Coupling her talents with her deep love for Alaska, Teri found the answer for her new vocation. “It all just sort of came together,” she recalls. Understanding that Alaska tends to be a transient state, she dreamt of launching a business to help people move.
Teri hadn’t even returned to Alaska from her road trip when a friend and former co-worker told her that she was relocating to the lower 48 after 30 years of living in Alaska. “So, as soon as I got back, I had a client already,” she chuckled. Since that first client, her new business “Declutter to Move” has been steadily picking up steam, officially opening in May of this year.
Teri values her clients and spends a lot of time with them to help reduce the stress of moving and organizing. One of her biggest challenges is having to tell people that some of the things they have treasured are not as valuable as they thought. Reality versus people’s estimation of value can really be quite different, and she graciously endeavors to educate her clients about those differences. She explains, “I’m a researcher at heart. I find I’m spending a lot of time when I’m not at their home, researching and trying to figure out how to price things.”

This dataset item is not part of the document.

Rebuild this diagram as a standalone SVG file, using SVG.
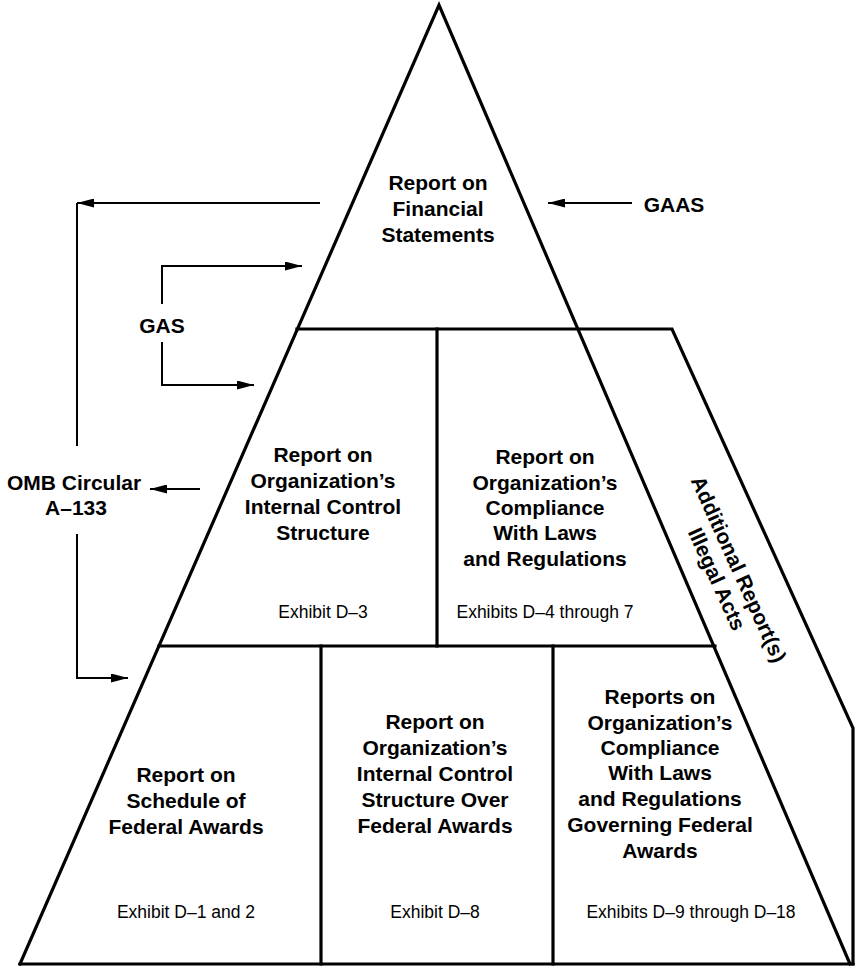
<svg xmlns="http://www.w3.org/2000/svg" width="855" height="966" viewBox="0 0 855 966">
<style>
.frame{fill:none;stroke:#000;stroke-width:3.2;stroke-linejoin:miter;stroke-linecap:square}
.conn{fill:none;stroke:#000;stroke-width:2}
.b{font-family:"Liberation Sans",Arial,Helvetica,sans-serif;font-weight:bold;font-size:21px;text-anchor:middle;fill:#000}
.r{font-family:"Liberation Sans",Arial,Helvetica,sans-serif;font-size:17.5px;text-anchor:middle;fill:#000}
</style>
<defs>
<marker id="ah" viewBox="0 0 17 9" refX="17" refY="4.5" markerWidth="17" markerHeight="9" markerUnits="userSpaceOnUse" orient="auto">
<path d="M0,0 L17,4.5 L0,9 z" fill="#000"/>
</marker>
</defs>
<rect width="855" height="966" fill="#fff"/>
<g id="frame">
<path class="frame" d="M20,964 L439,5 L850,964"/>
<path class="frame" d="M20,964 H853"/>
<path class="frame" d="M297,329 H672 L853,728 V964"/>
<path class="frame" d="M159,646 H715"/>
<path class="frame" d="M437,329 V646"/>
<path class="frame" d="M321,646 V964"/>
<path class="frame" d="M553,646 V964"/>
</g>
<g id="connectors">
<path class="conn" d="M632,203 H548" marker-end="url(#ah)"/>
<path class="conn" d="M320,203 H77" marker-end="url(#ah)"/>
<path class="conn" d="M77,203 V446"/>
<path class="conn" d="M77,534 V678 H128" marker-end="url(#ah)"/>
<path class="conn" d="M200,489 H150" marker-end="url(#ah)"/>
<path class="conn" d="M162,304 V266 H302" marker-end="url(#ah)"/>
<path class="conn" d="M162,342 V385 H254" marker-end="url(#ah)"/>
</g>
<g id="label-gaas"><text class="b" x="674" y="212">GAAS</text></g>
<g id="label-gas"><text class="b" x="162" y="333">GAS</text></g>
<g id="label-omb"><text class="b" x="74" y="490">OMB Circular</text><text class="b" x="76" y="515">A–133</text></g>
<g id="node-financial">
<text class="b" x="438" y="190">Report on</text>
<text class="b" x="438" y="216">Financial</text>
<text class="b" x="438" y="242">Statements</text>
</g>
<g id="node-internal-control">
<text class="b" x="323" y="462">Report on</text>
<text class="b" x="323" y="488">Organization’s</text>
<text class="b" x="323" y="514">Internal Control</text>
<text class="b" x="323" y="540">Structure</text>
<text class="r" x="323" y="618">Exhibit D–3</text>
</g>
<g id="node-compliance">
<text class="b" x="545" y="464">Report on</text>
<text class="b" x="545" y="490">Organization’s</text>
<text class="b" x="545" y="515">Compliance</text>
<text class="b" x="545" y="540">With Laws</text>
<text class="b" x="545" y="566">and Regulations</text>
<text class="r" x="545" y="618">Exhibits D–4 through 7</text>
</g>
<g id="node-illegal-acts" transform="translate(728,574) rotate(65.6)">
<text class="b" x="0" y="-4.5">Additional Report(s)</text>
<text class="b" x="0" y="19.5">Illegal Acts</text>
</g>
<g id="node-schedule">
<text class="b" x="186" y="782">Report on</text>
<text class="b" x="186" y="808">Schedule of</text>
<text class="b" x="186" y="834">Federal Awards</text>
<text class="r" x="186" y="918">Exhibit D–1 and 2</text>
</g>
<g id="node-internal-federal">
<text class="b" x="435" y="729">Report on</text>
<text class="b" x="435" y="755">Organization’s</text>
<text class="b" x="435" y="781">Internal Control</text>
<text class="b" x="435" y="807">Structure Over</text>
<text class="b" x="435" y="833">Federal Awards</text>
<text class="r" x="435" y="918">Exhibit D–8</text>
</g>
<g id="node-compliance-federal">
<text class="b" x="660" y="704">Reports on</text>
<text class="b" x="660" y="730">Organization’s</text>
<text class="b" x="660" y="755">Compliance</text>
<text class="b" x="660" y="780">With Laws</text>
<text class="b" x="660" y="806">and Regulations</text>
<text class="b" x="660" y="832">Governing Federal</text>
<text class="b" x="660" y="858">Awards</text>
<text class="r" x="691" y="918">Exhibits D–9 through D–18</text>
</g>
</svg>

Teri works to determine the value of the items her customers are looking to sell, and sometimes that’s a harder task than it seems. She recalls working to clean out a home after someone had passed away. Family members living out of state had called her and requested that she sell whatever she could and dispose of the rest. As she worked through the house, she discovered four large boxes under a pile of wood. Inside, there seemed to be big, thick, heavy windows of some kind. She couldn’t figure out what type of windows they were and what their value was, so she took photos and posted them on Facebook and Craigslist with the caption “mystery windows.” She asked in her post A.) if anyone knew what they were and, B.) if they wanted them, to make an offer. In a short amount of time, she got an unexpected response. Laughing, she exclaimed, “they were the front windows of 737 jet! Like, wow! Okay!”
Her Dream Job
People reach out for Teri’s expertise for many reasons. Some are seniors who are leaving longtime homes to downsize. Some are whole families who are moving out of Alaska. Some are out-of-state relatives of a deceased loved one, who need assistance cleaning out a home. Others are professionals and realtors, seeking to prepare a house to put on the market. Regardless of the reasons for needing her help, she embraces each challenge in her new dream-job.

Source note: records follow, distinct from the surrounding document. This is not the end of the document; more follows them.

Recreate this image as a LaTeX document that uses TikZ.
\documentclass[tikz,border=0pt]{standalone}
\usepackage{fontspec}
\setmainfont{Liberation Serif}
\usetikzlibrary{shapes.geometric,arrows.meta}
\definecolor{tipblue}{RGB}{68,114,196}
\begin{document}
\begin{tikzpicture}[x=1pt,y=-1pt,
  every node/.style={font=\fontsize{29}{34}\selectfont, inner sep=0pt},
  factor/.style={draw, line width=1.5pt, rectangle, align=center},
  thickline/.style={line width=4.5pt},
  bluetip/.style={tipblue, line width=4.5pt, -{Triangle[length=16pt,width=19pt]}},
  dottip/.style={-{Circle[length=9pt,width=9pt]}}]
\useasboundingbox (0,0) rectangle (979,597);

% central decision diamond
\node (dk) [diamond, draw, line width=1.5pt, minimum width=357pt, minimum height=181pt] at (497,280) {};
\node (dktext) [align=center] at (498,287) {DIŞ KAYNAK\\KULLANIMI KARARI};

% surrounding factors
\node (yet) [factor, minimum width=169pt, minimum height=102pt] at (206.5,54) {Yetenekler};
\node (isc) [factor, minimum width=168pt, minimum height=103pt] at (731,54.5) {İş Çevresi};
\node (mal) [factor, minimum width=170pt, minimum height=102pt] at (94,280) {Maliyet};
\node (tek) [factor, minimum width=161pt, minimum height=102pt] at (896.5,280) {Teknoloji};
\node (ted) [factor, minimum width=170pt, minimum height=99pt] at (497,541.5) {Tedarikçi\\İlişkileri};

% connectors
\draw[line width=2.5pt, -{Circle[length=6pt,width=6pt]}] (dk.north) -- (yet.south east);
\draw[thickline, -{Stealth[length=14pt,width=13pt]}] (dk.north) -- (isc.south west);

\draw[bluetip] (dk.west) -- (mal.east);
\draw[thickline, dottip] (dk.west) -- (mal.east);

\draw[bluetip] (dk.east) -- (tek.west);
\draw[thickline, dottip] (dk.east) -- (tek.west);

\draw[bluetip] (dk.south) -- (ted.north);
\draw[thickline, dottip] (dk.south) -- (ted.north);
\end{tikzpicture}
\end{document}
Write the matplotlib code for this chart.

With a passion for detail, organization, and research, Teri brings definite expertise to people by alleviating the burden of uncluttering and moving. She knows parting with belongings and moving are stressful things for people, so she kindly walks beside them, shepherding the process forward with finesse. “I help them pack, sell, and declutter to move!” Teri exclaims with pride. And now, this little road-trip-inspired business is off to the races.